*Written problem*
Give back exactly the lines from the beginning of the listing below to the line holding "(title) at (758,15)", both ends included; the pictures stay out.

-- begin Collected material --

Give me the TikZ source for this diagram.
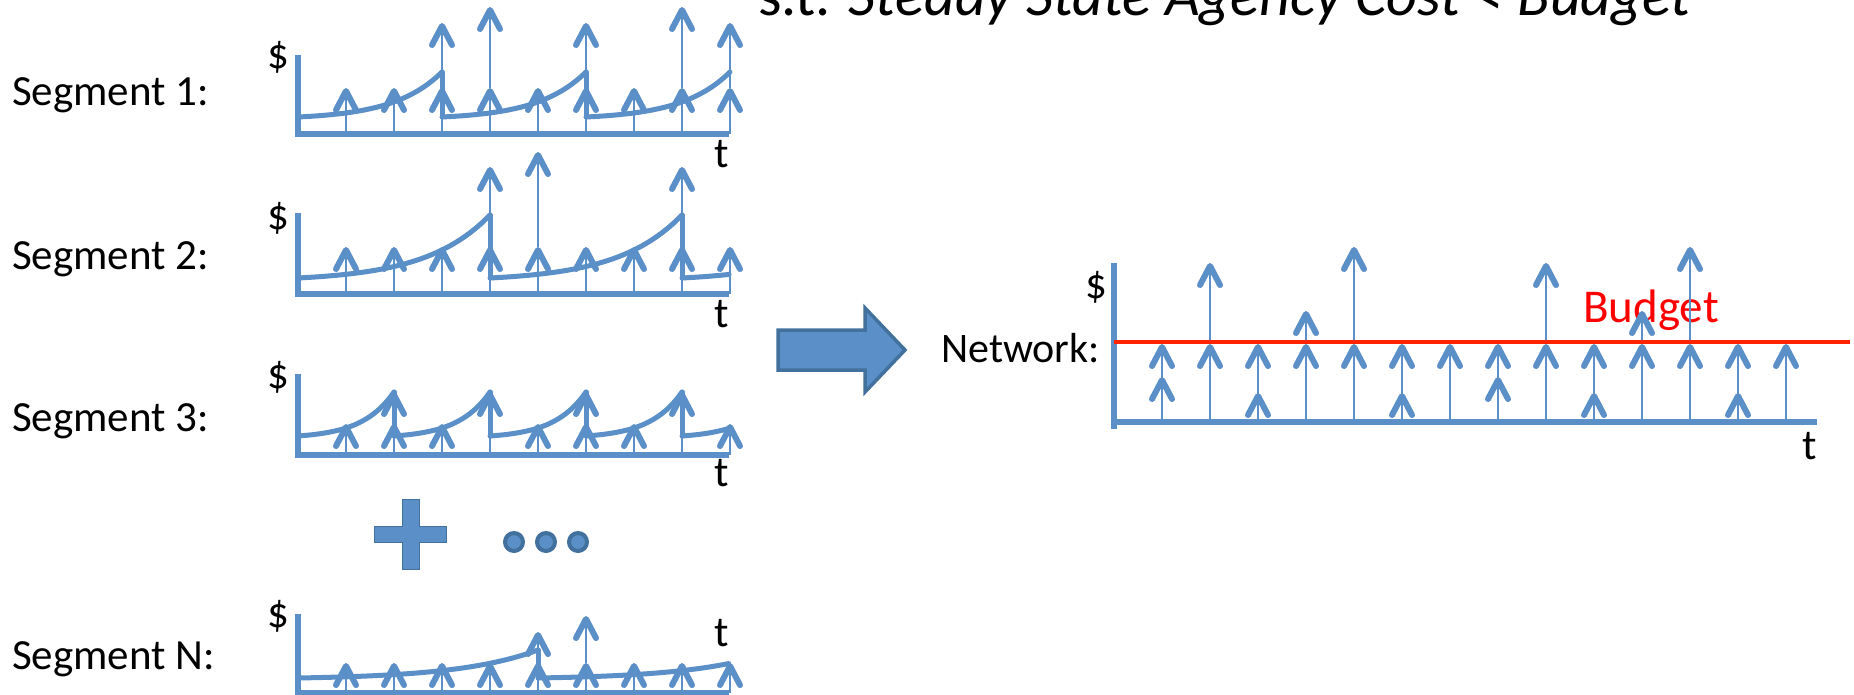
\documentclass[tikz,border=0pt]{standalone}
\usepackage{fontspec}
\setmainfont{Carlito}
\usetikzlibrary{arrows.meta}
\definecolor{costblue}{HTML}{5B8FC7}
\definecolor{edgeblue}{HTML}{41719C}
\definecolor{budgetred}{HTML}{FF2400}

\begin{document}
\begin{tikzpicture}[
    x=1pt, y=-1pt,
    chartaxis/.style={draw=costblue, line width=5.5pt},
    cost/.style={draw=costblue, line width=5pt, line cap=round},
    pay/.style={draw=costblue, line width=2pt, -{Straight Barb[length=19pt, width=20pt, line width=4pt 1, round]}},
    seglabel/.style={font=\fontsize{43}{50}\selectfont, inner sep=0pt},
    unit/.style={font=\fontsize{43}{50}\selectfont, inner sep=0pt}
]
\useasboundingbox (0,0) rectangle (1854,694);
\clip (0,0) rectangle (1854,694);

\node[anchor=base west, inner sep=0pt, font=\fontsize{60}{62}\selectfont] (title) at (758,15) {s.t. \textit{Steady State Agency Cost < Budget}};

% segment 1
\node[seglabel, anchor=base west] (seg1) at (12,105) {Segment 1:};
\node[unit] (dollar1) at (278,57) {\$};
\node[unit] (time1) at (722,154) {t};
\draw[chartaxis] (298,55) -- (298,134) -- (729,134);
\foreach \k in {1,...,9}
  \draw[pay] ({298+48*\k},134) -- ({298+48*\k},88);
\foreach \k/\h in {3/23,4/7,6/23,8/7,9/23}
  \draw[pay] ({298+48*\k},88) -- ({298+48*\k},\h);
\foreach \s in {298,442,586}
  \draw[cost] plot[domain=0:1, samples=30] ({\s+144*\x},{117-45*(exp(3*\x)-1)/19.0855});
\foreach \s in {442,586}
  \draw[cost] (\s,72) -- (\s,117);

% segment 2
\node[seglabel, anchor=base west] (seg2) at (12,269) {Segment 2:};
\node[unit] (dollar2) at (278,218) {\$};
\node[unit] (time2) at (722,314) {t};
\draw[chartaxis] (298,213) -- (298,294) -- (729,294);
\foreach \k in {1,...,9}
  \draw[pay] ({298+48*\k},294) -- ({298+48*\k},247);
\foreach \k/\h in {4/167,5/152,8/167}
  \draw[pay] ({298+48*\k},247) -- ({298+48*\k},\h);
\foreach \s in {298,490}
  \draw[cost] plot[domain=0:1, samples=30] ({\s+192*\x},{278-63*(exp(3*\x)-1)/19.0855});
\draw[cost] plot[domain=0:0.245, samples=10] ({682+192*\x},{278-63*(exp(3*\x)-1)/19.0855});
\foreach \s in {490,682}
  \draw[cost] (\s,215) -- (\s,278);

% segment 3
\node[seglabel, anchor=base west] (seg3) at (12,431) {Segment 3:};
\node[unit] (dollar3) at (278,377) {\$};
\node[unit] (time3) at (722,473) {t};
\draw[chartaxis] (298,374) -- (298,455) -- (729,455);
\foreach \k in {1,2,3,5,6,7,9}
  \draw[pay] ({298+48*\k},455) -- ({298+48*\k},424);
\foreach \k in {4,8}
  \draw[pay] ({298+48*\k},455) -- ({298+48*\k},392);
\foreach \k in {2,6}
  \draw[pay] ({298+48*\k},424) -- ({298+48*\k},392);
\foreach \s in {298,394,490,586}
  \draw[cost] plot[domain=0:1, samples=25] ({\s+96*\x},{436-44*(exp(3*\x)-1)/19.0855});
\draw[cost] plot[domain=0:0.49, samples=15] ({682+96*\x},{436-44*(exp(3*\x)-1)/19.0855});
\foreach \s in {394,490,586,682}
  \draw[cost] (\s,392) -- (\s,436);

% plus and dots
\draw[fill=costblue, draw=edgeblue, line width=1pt] (402,499) -- (419,499) -- (419,526) -- (446,526) -- (446,542) -- (419,542) -- (419,569) -- (402,569) -- (402,542) -- (374,542) -- (374,526) -- (402,526) -- cycle;
\foreach \d in {514,546,578}
  \draw[fill=costblue, draw=edgeblue, line width=4pt] (\d,542) circle (9pt);

% segment N
\node[seglabel, anchor=base west] (segN) at (12,669) {Segment N:};
\node[unit] (dollarN) at (278,616) {\$};
\node[unit] (timeN) at (722,633) {t};
\draw[chartaxis] (298,614) -- (298,693) -- (729,693);
\foreach \k in {1,...,9}
  \draw[pay] ({298+48*\k},693) -- ({298+48*\k},663);
\foreach \k/\h in {5/632,6/616}
  \draw[pay] ({298+48*\k},663) -- ({298+48*\k},\h);
\draw[cost] plot[domain=0:1, samples=30] ({298+240*\x},{678-28*(exp(3*\x)-1)/19.0855});
\draw[cost] plot[domain=0:0.795, samples=30] ({538+240*\x},{678-28*(exp(3*\x)-1)/19.0855});
\draw[cost] (538,650) -- (538,678);

% block arrow
\draw[fill=costblue, draw=edgeblue, line width=3.5pt] (778,330) -- (865,330) -- (865,308) -- (905,350) -- (865,392) -- (865,370) -- (778,370) -- cycle;

% network
\node[seglabel, font=\fontsize{42}{50}\selectfont, anchor=base east] (net) at (1100,362) {Network:};
\node[unit] (dollarnet) at (1096,287) {\$};
\node[unit] (timenet) at (1810,446) {t};
\node[anchor=base west, inner sep=0pt, text=red, font=\fontsize{47}{50}\selectfont] (budget) at (1583,322) {Budget};
\draw[chartaxis] (1114,263) -- (1114,429);
\draw[chartaxis] (1114,422) -- (1817,422);
\foreach \k in {1,...,14}
  \draw[pay] ({1114+48*\k},422) -- ({1114+48*\k},344);
\foreach \k/\h in {1/377,3/393,6/393,8/377,10/393,13/393}
  \draw[pay] ({1114+48*\k},422) -- ({1114+48*\k},\h);
\foreach \k/\h in {2/263,4/311,5/247,9/263,11/311,12/247}
  \draw[pay] ({1114+48*\k},344) -- ({1114+48*\k},\h);
\draw[budgetred, line width=4pt] (1114,342) -- (1850,342);

\end{tikzpicture}
\end{document}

-- end Collected material --

*The solution*
Give me the TikZ source for this diagram.
\documentclass[tikz,border=0pt]{standalone}
\usepackage{fontspec}
\setmainfont{Carlito}
\usetikzlibrary{arrows.meta}
\definecolor{costblue}{HTML}{5B8FC7}
\definecolor{edgeblue}{HTML}{41719C}
\definecolor{budgetred}{HTML}{FF2400}

\begin{document}
\begin{tikzpicture}[
    x=1pt, y=-1pt,
    chartaxis/.style={draw=costblue, line width=5.5pt},
    cost/.style={draw=costblue, line width=5pt, line cap=round},
    pay/.style={draw=costblue, line width=2pt, -{Straight Barb[length=19pt, width=20pt, line width=4pt 1, round]}},
    seglabel/.style={font=\fontsize{43}{50}\selectfont, inner sep=0pt},
    unit/.style={font=\fontsize{43}{50}\selectfont, inner sep=0pt}
]
\useasboundingbox (0,0) rectangle (1854,694);
\clip (0,0) rectangle (1854,694);

\node[anchor=base west, inner sep=0pt, font=\fontsize{60}{62}\selectfont] (title) at (758,15) {s.t. \textit{Steady State Agency Cost < Budget}};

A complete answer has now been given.